Now if that view is taken, then the development of stars, galaxies and habitable planets are a necessary development from these initial laws, and even if there is nothing remarkable about the development of intelligent species, nevertheless the fact that the universe appears designed to allow the emergence of intelligent life in general, rather than humanity in particular, indicates that the Cosmos was designed to produce intelligent beings.

Then there’s the problem of human intelligence. As I said, part of the view that the universe is the product of chance assumes that human intelligence is itself not remarkable, and the ability of humans to understand the Cosmos is a coincidence that does not require further explanation. But as Alvin Plantinga has pointed out, according to the Darwinian view, intelligence developed purely for survival, not for a more profound understanding of the universe that may not have any immediate survival value. After all, there have been millions of species on Earth that appear to have developed and survived without possessing an intelligence like humans, and there is no guarantee that creatures like humanity would develop elsewhere in the Cosmos. Scientists such as James E. Oberg have remarked that many stars are not suitable for life, being the wrong spectral type, or having life-spans too short for life to emerge. In this view, intelligent species are likely to be extremely rare in the universe. Indeed, it could be considered that rather than an unremarkable feature of the universe that requires no explanation beyond the operation of physical law, the emergence of humanity is profoundly remarkable and our ability to understand the Cosmos a feature that goes beyond mere mathematical coincidence.

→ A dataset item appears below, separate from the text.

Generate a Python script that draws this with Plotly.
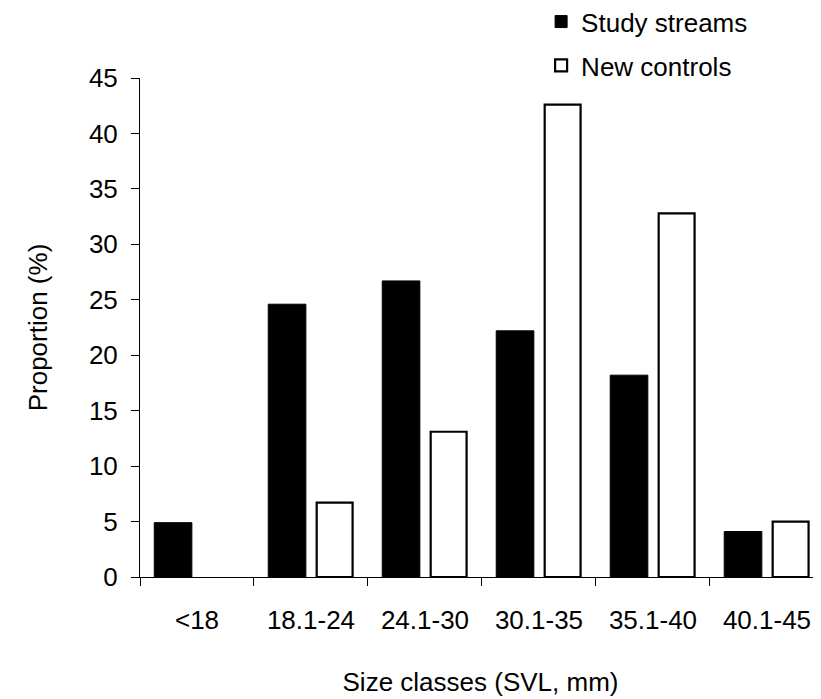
import plotly.graph_objects as go

categories = ["<18", "18.1-24", "24.1-30", "30.1-35", "35.1-40", "40.1-45"]
study_streams = [4.9, 24.6, 26.7, 22.2, 18.2, 4.1]
new_controls = [None, 6.7, 13.1, 42.6, 32.8, 5.0]
y_ticks = [0, 5, 10, 15, 20, 25, 30, 35, 40, 45]

FONT = "Liberation Sans, Arial, sans-serif"

fig = go.Figure()
fig.add_trace(go.Bar(
    x=categories, y=study_streams, name="Study streams",
    width=0.33, offset=-0.375,
    marker=dict(color="black", line=dict(color="black", width=1)),
    legendgroup="a",
))
fig.add_trace(go.Bar(
    x=categories, y=new_controls, name="New controls",
    width=0.315, offset=0.05,
    marker=dict(color="white", line=dict(color="black", width=2.2)),
    legendgroup="b",
))

fig.update_layout(
    width=821, height=699, autosize=False,
    margin=dict(l=132, r=8, t=70, b=130, autoexpand=False),
    plot_bgcolor="white", paper_bgcolor="white",
    font=dict(family=FONT, size=26, color="black"),
    showlegend=True,
    legend=dict(
        xref="paper", yref="paper",
        x=0.589, y=1.160, xanchor="left", yanchor="top",
        traceorder="grouped", tracegroupgap=7,
        font=dict(size=26, family=FONT), bgcolor="rgba(0,0,0,0)",
    ),
    barmode="overlay",
)
fig.update_xaxes(
    type="category", range=[-0.5, 5.474], automargin=False,
    showline=True, linecolor="black", linewidth=1,
    ticks="outside", tickson="boundaries", ticklen=8, tickcolor="black",
    showgrid=False, zeroline=False,
    tickfont=dict(size=26), ticklabelstandoff=20,
    title=dict(text="Size classes (SVL, mm)", font=dict(size=26), standoff=38),
)
fig.update_yaxes(
    range=[0, 45], tickvals=y_ticks, automargin=False,
    showline=True, linecolor="black", linewidth=1,
    ticks="outside", ticklen=8, tickcolor="black",
    showgrid=False, zeroline=False,
    tickfont=dict(size=26), ticklabelstandoff=8,
    title=dict(text="Proportion (%)", font=dict(size=26), standoff=33),
)

fig.write_html("out.html")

Then there is Thomas Aquinas’ view that the creation of the universe from nothing necessarily meant that chance could not have been involved in its creation. For Aquinas, matter was subject to chance. However, as the universe was created from nothing, chance could not have been involved in the production of matter. Now Aquinas’ argument is contradicted somewhat by modern Cosmology, as Aquinas believed in the creation of a fully formed Cosmos with the different creatures, objects and phenomena within it specially and individually created. Modern Cosmology sees this more as a process of separation and distinction, in which the Ylem, the plasma created after the Big Bang, cooled and separated into normal matter, which then coalesced to form stars and galaxies. Nevertheless, as this process followed the rules established at the Big Bang, this process of separation, distinction and development was not the product of chance.

Similarly, Aquinas believed that the good order of the individual parts of the Cosmos, and the way they were put together to form a supremely good whole, was due to the distinct nature of the individual parts of the universe. This in itself, he argued, demonstrated that the good of the universe existed as a final cause of its production, the creation of its individual parts and their orderly relation to each other. This was supremely good, and was therefore not the result of chance.

Thus, the profound intelligibility of the Cosmos and its order, operating according to rational laws, and having been created from nothing, argues against chance as the ultimate cause of the cosmos.